Justin Townes Earle has signed to New West Records for the release of his new record Kids In The Street. The 12-song set was produced by Mike Mogis (Bright Eyes, First Aid Kit) at his ARC Studios, and is the first time in his career that Earle has worked with an outside producer. Kids In The Street marks a decade into Earle's recording career and follows his acclaimed companion albums Single Mothers (2014) and Absent Fathers (2015). The deeply soulful set is both emotionally riveting and effortlessly uplifting. Now embracing sobriety, marriage, and impending fatherhood, Earle is enthusiastically looking to the future.
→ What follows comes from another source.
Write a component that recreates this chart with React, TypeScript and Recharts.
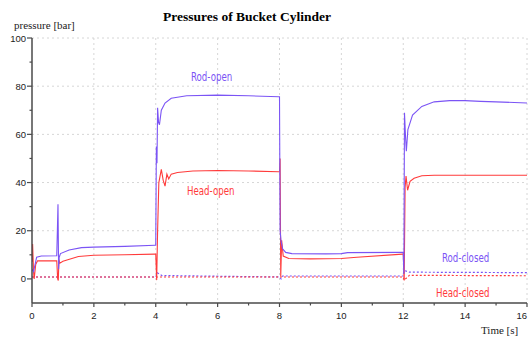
import React from 'react';
import { LineChart, Line, XAxis, YAxis, CartesianGrid } from 'recharts';

const COLORS = {
  rod: '#7b54f5',
  head: '#ff3b3b',
  axis: '#4a4a4a',
  grid: '#d6d6d6',
  text: '#222222',
};

// Rod-open (purple, solid)
const rodOpenT = [0, 0.05, 0.15, 0.3, 0.8, 0.82, 0.84, 0.86, 0.88, 0.92, 1.2, 1.6, 2, 3, 3.98, 4.0, 4.02, 4.04, 4.06, 4.09, 4.12, 4.18, 4.3, 4.5, 5.0, 6.0, 7.0, 7.98, 8.0, 8.02, 8.05, 8.1, 8.2, 8.4, 9.5, 10.0, 10.2, 11.98, 12.0, 12.02, 12.04, 12.07, 12.1, 12.15, 12.3, 12.6, 13.0, 13.5, 14.0, 14.5, 15.0, 16.0];
const rodOpenP = [4, 3, 9, 9.5, 9.6, 20, 31, 4, 9, 10.5, 12, 13, 13.2, 13.5, 14, 14, 55, 48, 71, 65, 64, 70, 73, 75, 76, 76.3, 76, 75.6, 75.6, 20, 15.8, 12.5, 11, 10.5, 10.4, 10.5, 10.9, 11, 11, 2, 69, 60, 53, 62, 68, 71.6, 73.5, 74, 74, 73.7, 73.5, 73];

// Head-open (red, solid)
const headOpenT = [0, 0.02, 0.05, 0.07, 0.12, 0.18, 0.5, 0.8, 0.83, 0.85, 0.87, 0.9, 1.0, 1.5, 2, 3, 3.98, 4.0, 4.03, 4.06, 4.1, 4.18, 4.24, 4.3, 4.36, 4.42, 4.5, 4.7, 5.2, 6, 7, 7.98, 8.0, 8.02, 8.04, 8.07, 8.12, 8.3, 9, 10, 10.5, 11.98, 12.0, 12.03, 12.06, 12.09, 12.14, 12.22, 12.35, 12.6, 13, 14, 15, 16];
const headOpenP = [7, 14.5, 3, 0, 6, 7.5, 7.5, 7.5, 0, -0.7, 8, 6.5, 7.3, 9.3, 9.8, 10, 10.3, 10.3, -0.5, 20, 40, 45.5, 41, 38.5, 43.5, 41.5, 43.5, 44.2, 44.8, 45, 44.8, 44.5, 44.5, 50, 1, 16, 9.5, 8.5, 8.3, 8.5, 9, 10.3, 10.3, -0.7, 38, 42.7, 36.8, 40.5, 41.8, 42.8, 43, 43, 43, 43];

// Rod-closed (purple, dotted)
const rodClosedT = [0, 4.0, 4.05, 4.2, 8.0, 8.05, 8.1, 12.0, 12.03, 12.2, 16];
const rodClosedP = [0.8, 0.8, 2.5, 1.4, 0.8, 0, 1.2, 1.2, 3.5, 2.8, 2.6];

// Head-closed (red, dotted)
const headClosedT = [0, 12.0, 12.03, 12.2, 16];
const headClosedP = [0.8, 0.8, -0.5, 1.5, 1.3];

const xTicks = [0, 1, 2, 3, 4, 5, 6, 7, 8, 9, 10, 11, 12, 13, 14, 15, 16];
const yTicks = [0, 10, 20, 30, 40, 50, 60, 70, 80, 90, 100];
const xGrid = [2, 4, 6, 8, 10, 12, 14, 16];
const yGrid = [20, 40, 60, 80, 100];

const zip = (t: number[], p: number[]) => t.map((v, i) => ({ t: v, p: p[i] }));

const rodOpen = zip(rodOpenT, rodOpenP);
const headOpen = zip(headOpenT, headOpenP);
const rodClosed = zip(rodClosedT, rodClosedP);
const headClosed = zip(headClosedT, headClosedP);

const tickFont = { fontFamily: 'Liberation Sans, Arial, sans-serif', fontSize: 9.5, fill: COLORS.text };

const YTick = (props: any) => {
  const { x, y, payload } = props;
  const major = payload.value % 20 === 0;
  return (
    <g>
      <line x1={x - (major ? 5 : 2.5)} x2={x} y1={y} y2={y} stroke={COLORS.axis} strokeWidth={1.2} />
      {major && (
        <text x={x - 6} y={y} dy={3.5} textAnchor="end" {...tickFont}>
          {payload.value}
        </text>
      )}
    </g>
  );
};

const XTick = (props: any) => {
  const { x, y, payload } = props;
  const major = payload.value % 2 === 0;
  // last label would fall off the right edge, so anchor it at its end
  const last = payload.value === 16;
  return (
    <g>
      <line x1={x} x2={x} y1={y} y2={y + (major ? 4 : 2.5)} stroke={COLORS.axis} strokeWidth={1.2} />
      {major && (
        <text x={last ? x : x} y={y + 16} textAnchor={last ? 'end' : 'middle'} {...tickFont}>
          {payload.value}
        </text>
      )}
    </g>
  );
};

const labelStyle = (color: string, left: number, top: number): React.CSSProperties => ({
  position: 'absolute',
  left,
  top,
  color,
  fontFamily: "'DejaVu Sans Condensed', 'DejaVu Sans', sans-serif",
  fontSize: 12,
  lineHeight: '14px',
  whiteSpace: 'nowrap',
  transform: 'scaleX(0.8)',
  transformOrigin: 'left center',
});

export default function App() {
  return (
    <div style={{ position: 'absolute', left: 0, top: 0, width: 528, height: 340, background: '#fff', overflow: 'hidden' }}>
      <LineChart width={528} height={340} margin={{ top: 38, right: 1, left: 0, bottom: 7 }}>
        <CartesianGrid
          stroke={COLORS.grid}
          strokeDasharray="2 3"
          horizontalValues={yGrid}
          verticalValues={xGrid}
        />
        <XAxis
          type="number"
          dataKey="t"
          domain={[0, 16]}
          ticks={xTicks}
          interval={0}
          allowDataOverflow
          height={30}
          tickSize={0}
          tickMargin={0}
          tickLine={false}
          tick={<XTick />}
          axisLine={{ stroke: COLORS.axis, strokeWidth: 1.5 }}
        />
        <YAxis
          type="number"
          dataKey="p"
          domain={[-10, 100]}
          ticks={yTicks}
          interval={0}
          allowDataOverflow
          width={32}
          tickSize={0}
          tickMargin={0}
          tickLine={false}
          tick={<YTick />}
          axisLine={{ stroke: COLORS.axis, strokeWidth: 1.5 }}
        />
        <Line data={rodClosed} dataKey="p" type="linear" stroke={COLORS.rod} strokeWidth={1.2} strokeDasharray="2 2" dot={false} isAnimationActive={false} />
        <Line data={headClosed} dataKey="p" type="linear" stroke={COLORS.head} strokeWidth={1.2} strokeDasharray="2 2" dot={false} isAnimationActive={false} />
        <Line data={headOpen} dataKey="p" type="linear" stroke={COLORS.head} strokeWidth={1.1} dot={false} isAnimationActive={false} />
        <Line data={rodOpen} dataKey="p" type="linear" stroke={COLORS.rod} strokeWidth={1.1} dot={false} isAnimationActive={false} />
      </LineChart>

      <div style={{ position: 'absolute', left: 0, width: 494, top: 9, textAlign: 'center', fontFamily: 'Liberation Serif, serif', fontWeight: 'bold', fontSize: 13.5, color: '#000' }}>
        Pressures of Bucket Cylinder
      </div>
      <div style={{ position: 'absolute', left: 14, top: 19, fontFamily: 'Liberation Serif, serif', fontSize: 11, color: '#222' }}>
        pressure [bar]
      </div>
      <div style={{ position: 'absolute', left: 481, top: 324, fontFamily: 'Liberation Serif, serif', fontSize: 11, color: '#222' }}>
        Time [s]
      </div>

      <div style={labelStyle(COLORS.rod, 191, 70)}>Rod-open</div>
      <div style={labelStyle(COLORS.head, 187, 184)}>Head-open</div>
      <div style={labelStyle(COLORS.rod, 442, 251)}>Rod-closed</div>
      <div style={labelStyle(COLORS.head, 436, 286)}>Head-closed</div>
    </div>
  );
}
"Life has changed a lot for me in the last few years," Earle reflects. "I got married and am getting ready to become a father, and this is the first record that I've written since I've been married. There's definitely an uplifting aspect to this record in a lot of ways, because I'm feeling pretty positive. When I wrote songs in the past, I was looking in on what I was feeling, but this record's more about looking outward on what's happening, and writing about subjects like gentrification and inner city strife. This record also has more of a soul influence to it, and it's got a deeper connection to the blues than anything I've done before."
Several of the songs on Kids On The Street reference the lower-middle-class Nashville neighborhoods of Earle's youth, which in recent years some say have lost their character to the creeping scourge of gentrification. Significantly, the album is the first of Earle's not recorded in Nashville. "It's the first time that I've worked outside of my usual umbrella of people to make a record," Earle explains, adding "In Nashville, if you have the right connections, it'll spoil the shit out of you, because you've got access to the best musicians in the world and the best studios in the world. If you had told me when I started making records, that I wasn't gonna make every record in Nashville, I would have told you you were crazy. And if you'd told me that I'd end up making a record in Omaha, I'd tell you you were out of your freaking mind."